Across units of analysis, the data can also vary significantly. Models are typically developed using data from a subset of units (products, stores) and then scaled to the remaining units. This is an interesting case and another way in which drift can occur and model assumptions can be violated. The result is a model with incorrect insights. There is little literature on this type of drift and its implications. We discuss it further from a practical perspective in the concluding section on data centricity below.

While the reason for drift may conceptually differ, in practice the data can change in the following ways:

  1. Covariate shift: When $P(X)$ changes (drifts) but $P(Y|X)$ remains the same.
    • This refers to the first decomposition of the joint distribution, i.e., the distribution of the inputs changes, but the conditional probability of an output given an input remains the same.
  2. Target shift: When $P(Y|X)$ changes (drifts) but $P(X)$ remains the same.
    • This refers to the second decomposition of the joint distribution. This is also known as prior shift, prior probability shift, or target shift.
  3. Concept shift: Both $P(Y|X)$ and $P(X)$ change (drift).
    • It is a combination of the first two. This is also known as a prior and posterior shift (prior and posterior probability shift or covariate and target shift).
Regardless of the cause and nature of the drift, detecting drift and preventing model drift is a similarity testing exercise: Compare new data with old data (using all available methods, including basic comparison tests), and intervene when the difference between old and new data is outside acceptable limits.1 In the previous section, Director discusses how this should be done and who should do it in a data science organization.

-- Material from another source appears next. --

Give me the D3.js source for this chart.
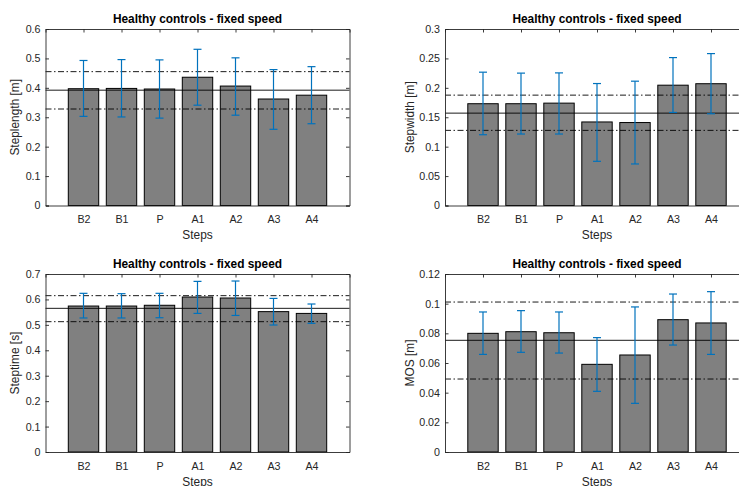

In closing... From data and concept drift to "insight drift"

Data and concept drift must be part of the model deployment and monitoring plan. More importantly, insight drift should be a primary concern. It's not just the data that should be monitored. The assumptions of the existing model and the fit of the assumptions to new data should also be monitored. Drift from the actual data requires retuning the hyperparameters for a predictive model. It also requires re-examination of model assumptions, especially for causal problems and parametric solutions. If model assumptions are violated in the new data, model insights and subsequent business decisions will be poor.

[1] Lu et al. (2020) offer some methodological ideas on how to detect drifts, but I won't go into the details here. See the article for details.


Implications for data centricity

Remember, data centricity is about being true to the actual data. So drift is the opposite of data centricity. Whether it is drift over time or across units, it needs to be mitigated. Drift over time is more widely discussed with solutions, but drift across units of analysis is less so. This is despite the fact that it is a major challenge for data scientists when the original model developed for a specific use case needs to be scaled to other product categories, business units, or geographies. For example, a model developed to predict demand on the East Coast may perform poorly when scaled nationally, or a model developed to predict demand for pet accessories may fail when scaled to pet toys. This may be because the assumptions no longer fit. To remain data-centric, while models should be retrained, their assumptions must also be reconsidered. Often, staying true to the data, or data centricity, comes at the cost of rebuilding models (e.g., updating features, assumptions) in addition to retraining the original models on new data.

References

  • Lu, J., Liu, A., Dong, F., Gu, F., Gama, J., & Zhang, G. (2018). Learning under concept drift: A review. IEEE transactions on knowledge and data engineering, 31(12), 2346-2363.
  • Joshi, M. P., Su, N., Austin, R. D., & Sundaram, A. K. (2021). Why so many data science projects fail to deliver. MIT Sloan Management Review, 62(3).